• **WRITTEN PROBLEM**
From the first line of the data down to and including the line with "W, H = 800, 535", copy everything exactly, leaving out pictures.

• **DATA IN THIS EXERCISE**

************

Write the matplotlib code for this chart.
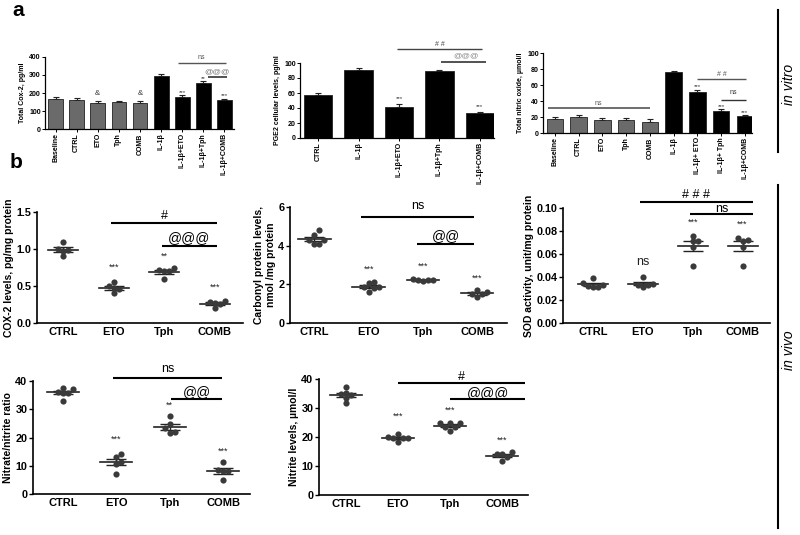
import numpy as np
import matplotlib
matplotlib.use('Agg')
import matplotlib.pyplot as plt
from matplotlib.lines import Line2D

plt.rcParams['font.family'] = ['Liberation Sans', 'DejaVu Sans']

W, H = 800, 535

# ---------------- Panel a data (in vitro) ----------------
a1_labels = ['Baseline', 'CTRL', 'ETO', 'Tph', 'COMB', 'IL-1β', 'IL-1β+ETO', 'IL-1β+Tph', 'IL-1β+COMB']
a1_vals = [165, 162, 147, 150, 146, 292, 178, 257, 160]
a1_err = [12, 8, 7, 7, 7, 12, 9, 9, 9]

a2_labels = ['CTRL', 'IL-1β', 'IL-1β+ETO', 'IL-1β+Tph', 'IL-1β+COMB']
a2_vals = [58, 91, 42, 89, 33]
a2_err = [2, 2, 3.5, 2, 2]

a3_labels = ['Baseline', 'CTRL', 'ETO', 'Tph', 'COMB', 'IL-1β', 'IL-1β+ ETO', 'IL-1β+ Tph', 'IL-1β+COMB']
a3_vals = [17, 19.5, 16, 16, 14, 76, 51, 27, 21]
a3_err = [2.5, 2.5, 3, 3, 4, 2, 2.5, 2.5, 1]

# ---------------- Panel b data (in vivo) ----------------
groups = ['CTRL', 'ETO', 'Tph', 'COMB']
cox2 = [[0.99, 1.10, 0.90, 1.00, 0.97],
        [0.46, 0.56, 0.40, 0.50, 0.47],
        [0.72, 0.70, 0.60, 0.74, 0.70],
        [0.26, 0.30, 0.20, 0.27, 0.28]]
carbonyl = [[4.3, 4.8, 4.1, 4.55, 4.1, 4.3],
            [1.85, 2.1, 1.6, 2.05, 1.85, 1.8],
            [2.3, 2.2, 2.15, 2.2, 2.25],
            [1.5, 1.7, 1.35, 1.5, 1.6]]
sod = [[0.035, 0.032, 0.039, 0.031, 0.031, 0.033],
       [0.033, 0.040, 0.031, 0.033, 0.034],
       [0.071, 0.076, 0.066, 0.050, 0.071],
       [0.071, 0.074, 0.066, 0.050, 0.072]]
nitrate_ratio = [[37.3, 35.9, 32.8, 35.8, 36.2, 37.6],
                 [11.5, 13.1, 7.2, 14.2, 10.5],
                 [23.2, 24.8, 21.6, 27.6, 22.0],
                 [8.0, 11.5, 5.0, 8.3, 8.5]]
nitrite = [[35.2, 37.2, 31.6, 34.5, 35.0, 33.4],
           [19.8, 21.0, 18.3, 20.0, 19.8, 19.8],
           [24.8, 25.0, 22.0, 24.8, 23.6, 23.5],
           [14.8, 14.0, 11.6, 14.3, 13.2]]

fig = plt.figure(figsize=(W / 100, H / 100), dpi=100)


def rect(l, r, t, b):
    return [l / W, 1 - b / H, (r - l) / W, (b - t) / H]


def style(ax, lw=1.0):
    for s in ['top', 'right']:
        ax.spines[s].set_visible(False)
    for s in ['left', 'bottom']:
        ax.spines[s].set_linewidth(lw)
        ax.spines[s].set_color('black')


def bar_panel(r, labels, vals, errs, ngrey, ylim, yticks, ylabel, xlim):
    ax = fig.add_axes(rect(*r))
    x = np.arange(len(vals))
    cols = ['#6a6a6a'] * ngrey + ['black'] * (len(vals) - ngrey)
    ax.bar(x, vals, width=0.7, color=cols, edgecolor='#222222', linewidth=0.6, zorder=2)
    ax.errorbar(x, vals, yerr=[np.zeros(len(errs)), errs], fmt='none', ecolor='#222222',
                elinewidth=0.8, capsize=2.2, capthick=0.8, zorder=1)
    ax.set_xlim(*xlim)
    ax.set_ylim(*ylim)
    ax.set_yticks(yticks)
    ax.set_xticks(x)
    ax.set_xticklabels(labels, rotation=90, fontsize=5, fontweight='bold')
    ax.tick_params(axis='y', labelsize=5, length=2, width=0.7, pad=1)
    ax.tick_params(axis='x', length=2, width=0.7, pad=1)
    for t in ax.get_yticklabels():
        t.set_fontweight('bold')
    ax.set_ylabel(ylabel, fontsize=5, fontweight='bold', labelpad=2)
    style(ax, 0.9)
    return ax


def sig(ax, x1, x2, y, txt, ty, fs, color='black', lw=1.5, tcolor=None, tx=None):
    ax.plot([x1, x2], [y, y], color=color, lw=lw, clip_on=False, solid_capstyle='butt')
    if tx is None:
        tx = (x1 + x2) / 2
    ax.text(tx, ty, txt, ha='center', va='center', fontsize=fs,
            color=tcolor if tcolor else color, clip_on=False)


# ---- a1 ----
ax = bar_panel((45, 234, 57, 129), a1_labels, a1_vals, a1_err, 5, (0, 400),
               [0, 100, 200, 300, 400], 'Total Cox-2, pg/ml', (-0.5, 8.45))
for i, t, y in [(2, '&', 195), (4, '&', 195), (6, '***', 205), (7, '**', 280), (8, '***', 185)]:
    ax.text(i, y, t, ha='center', va='center', fontsize=4.5 if '*' in t else 5.5, color='#333333')
sig(ax, 5.8, 8.05, 367, 'ns', 395, 5, color='#555555', lw=1.0)
sig(ax, 7.2, 8.1, 290, '@@@', 320, 6, color='#333333', lw=1.2, tcolor='#777777', tx=7.65)

# ---- a2 ----
ax = bar_panel((300, 494, 63, 138), a2_labels, a2_vals, a2_err, 0, (0, 100),
               [0, 20, 40, 60, 80, 100], 'PGE2 cellular levels, pg/ml', (-0.45, 4.35))
for i, y in [(2, 52), (4, 42)]:
    ax.text(i, y, '***', ha='center', va='center', fontsize=4.5, color='#333333')
sig(ax, 1.95, 4.05, 118.7, '# #', 124.5, 5, color='#444444', lw=1.0)
sig(ax, 3.05, 4.15, 101, '@@@', 110, 6, color='#333333', lw=1.2, tcolor='#888888', tx=3.65)

# ---- a3 ----
ax = bar_panel((543, 752, 53, 133), a3_labels, a3_vals, a3_err, 5, (0, 100),
               [0, 20, 40, 60, 80, 100], 'Total nitric oxide, µmol/l', (-0.5, 8.3))
for i, y in [(6, 58), (7, 33), (8, 26)]:
    ax.text(i, y, '***', ha='center', va='center', fontsize=4.5, color='#333333')
sig(ax, -0.3, 4.0, 31.8, 'ns', 37, 5, color='#555555', lw=1.2)
sig(ax, 6.0, 8.05, 68, '# #', 73.5, 5, color='#555555', lw=1.0)
sig(ax, 7.0, 8.05, 41, 'ns', 50, 5, color='#333333', lw=1.0)


# ---------------- b panels ----------------
def swarm(vals, ypx_per_unit, xpx_per_unit, d=5.5):
    placed = []
    order = np.argsort(vals)
    res = [0.0] * len(vals)
    cands = [0.0]
    for i in range(1, 12):
        cands += [i * d * 0.9, -i * d * 0.9]
    for idx in order:
        yp = vals[idx] * ypx_per_unit
        for c in cands:
            if all((c - px) ** 2 + (yp - py) ** 2 >= (d * 0.9) ** 2 for px, py in placed):
                break
        placed.append((c, yp))
        res[idx] = c / xpx_per_unit
    return res


def scatter_panel(r, data, ylim, yticks, ylabel, xlim, yfmt=None):
    ax = fig.add_axes(rect(*r))
    ax.set_xlim(*xlim)
    ax.set_ylim(*ylim)
    l, rr, t, b = r
    ypx = (b - t) / (ylim[1] - ylim[0])
    xpx = (rr - l) / (xlim[1] - xlim[0])
    for gi, vals in enumerate(data):
        vals = np.array(vals, dtype=float)
        offs = swarm(vals, ypx, xpx)
        ax.scatter(gi + np.array(offs), vals, s=20, color='#3a3a3a', zorder=3, linewidths=0)
        m = vals.mean()
        se = vals.std(ddof=1) / np.sqrt(len(vals))
        ax.plot([gi - 0.3, gi + 0.3], [m, m], color='#222222', lw=1.2, zorder=2)
        ax.errorbar([gi], [m], yerr=[se], fmt='none', ecolor='#222222', elinewidth=1.0,
                    capsize=7, capthick=1.0, zorder=2)
    ax.set_xticks(range(len(groups)))
    ax.set_xticklabels(groups, fontsize=8, fontweight='bold')
    ax.set_yticks(yticks)
    if yfmt:
        ax.set_yticklabels([yfmt.format(v) for v in yticks])
    ax.tick_params(axis='y', labelsize=7.8, length=3, width=1.0, pad=1)
    ax.tick_params(axis='x', length=0, pad=3)
    for tl in ax.get_yticklabels():
        tl.set_fontweight('bold')
    ax.set_ylabel(ylabel, fontsize=7.5, fontweight='bold', labelpad=2)
    style(ax, 1.2)
    return ax


def stars(ax, items, fs=6.5):
    for gi, y, t in items:
        ax.text(gi, y, t, ha='center', va='center', fontsize=fs, color='#222222')


# b1
ax = scatter_panel((37, 243, 212, 323), cox2, (0, 1.5), [0.0, 0.5, 1.0, 1.5],
                   'COX-2 levels, pg/mg protein', (-0.52, 3.56), '{:.1f}')
stars(ax, [(1, 0.76, '***'), (2, 0.90, '**'), (3, 0.49, '***')])
sig(ax, 0.95, 3.05, 1.35, '#', 1.45, 9)
sig(ax, 1.95, 3.05, 1.04, '@@@', 1.145, 10)

# b2
ax = scatter_panel((290, 507, 207, 323), carbonyl, (0, 6), [0, 2, 4, 6],
                   'Carbonyl protein levels,\nnmol /mg protein', (-0.45, 3.55))
stars(ax, [(1, 2.78, '***'), (2, 2.96, '***'), (3, 2.30, '***')])
sig(ax, 0.85, 2.95, 5.48, 'ns', 6.03, 9)
sig(ax, 1.9, 2.95, 4.11, '@@', 4.52, 10)

# b3
ax = scatter_panel((563, 770, 208, 323), sod, (0, 0.10), [0.0, 0.02, 0.04, 0.06, 0.08, 0.10],
                   'SOD activity, unit/mg protein', (-0.6, 3.55), '{:.2f}')
stars(ax, [(2, 0.0878, '***'), (3, 0.0860, '***')])
ax.text(1, 0.053, 'ns', ha='center', va='center', fontsize=9, color='#222222')
sig(ax, 0.95, 3.2, 0.1052, '# # #', 0.1115, 9)
sig(ax, 1.95, 3.2, 0.0950, 'ns', 0.0995, 9)

# b4
ax = scatter_panel((33, 250, 381, 494), nitrate_ratio, (0, 40), [0, 10, 20, 30, 40],
                   'Nitrate/nitrite ratio', (-0.56, 3.5))
stars(ax, [(1, 19.5, '***'), (2, 31.3, '**'), (3, 15.0, '***')])
sig(ax, 0.93, 2.98, 41.0, 'ns', 44.3, 9)
sig(ax, 2.03, 2.98, 33.5, '@@', 36.0, 10)

# b5
ax = scatter_panel((319, 528, 379, 495), nitrite, (0, 40), [0, 10, 20, 30, 40],
                   'Nitrite levels, µmol/l', (-0.52, 3.5))
stars(ax, [(1, 27.1, '***'), (2, 29.2, '***'), (3, 18.8, '***')])
sig(ax, 1.0, 3.45, 38.6, '#', 40.8, 9)
sig(ax, 2.0, 3.45, 33.1, '@@@', 35.3, 10)

# ---------------- Panel letters and side labels ----------------
fig.text(12 / W, 1 - 10 / H, 'a', fontsize=15, fontweight='bold', ha='left', va='center')
fig.text(10 / W, 1 - 163 / H, 'b', fontsize=15, fontweight='bold', ha='left', va='center')

fig.add_artist(Line2D([778 / W, 778 / W], [1 - 10 / H, 1 - 152 / H], color='black', lw=1.5))
fig.add_artist(Line2D([778 / W, 778 / W], [1 - 185 / H, 1 - 528 / H], color='black', lw=1.5))
fig.text(789 / W, 1 - 84 / H, 'in vitro', rotation=90, fontsize=10, style='italic',
         ha='center', va='center')
fig.text(789 / W, 1 - 350 / H, 'in vivo', rotation=90, fontsize=10, style='italic',
         ha='center', va='center')

fig.savefig('out.png', dpi=100)
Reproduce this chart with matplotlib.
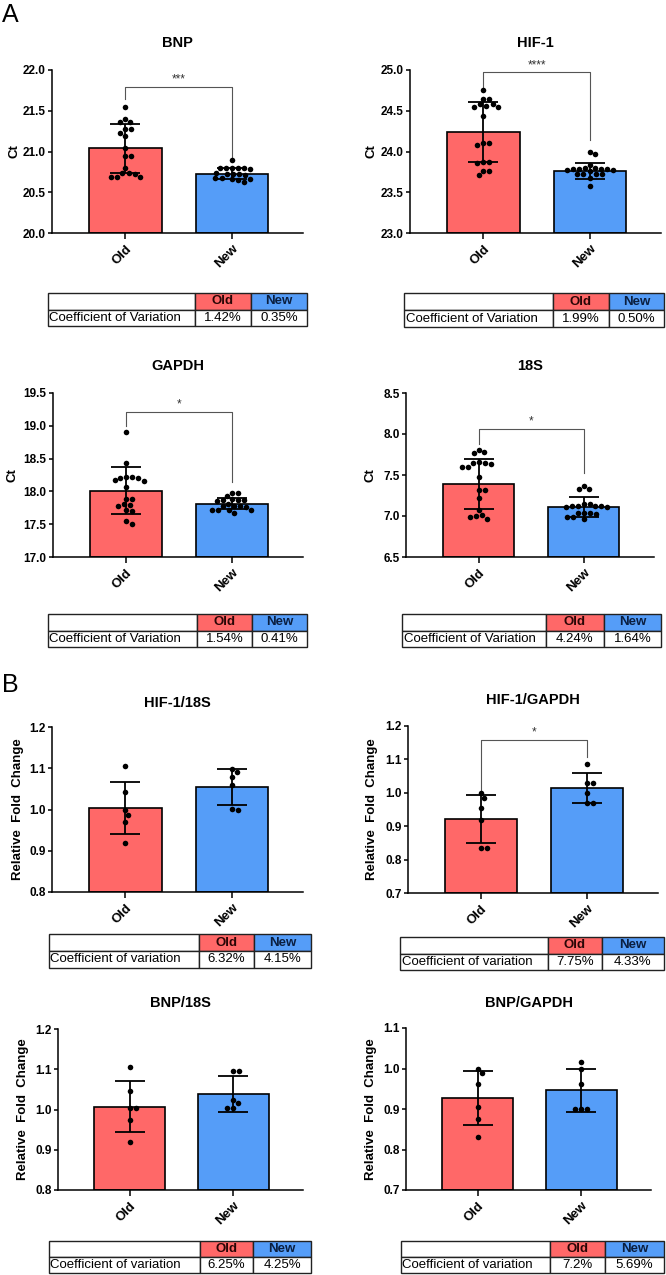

************

• **IN RESPONSE**
Write the matplotlib code for this chart.
import numpy as np
import matplotlib
matplotlib.use('Agg')
import matplotlib.pyplot as plt
from matplotlib.lines import Line2D

plt.rcParams['font.family'] = ['Liberation Sans', 'DejaVu Sans']

W, H = 800, 535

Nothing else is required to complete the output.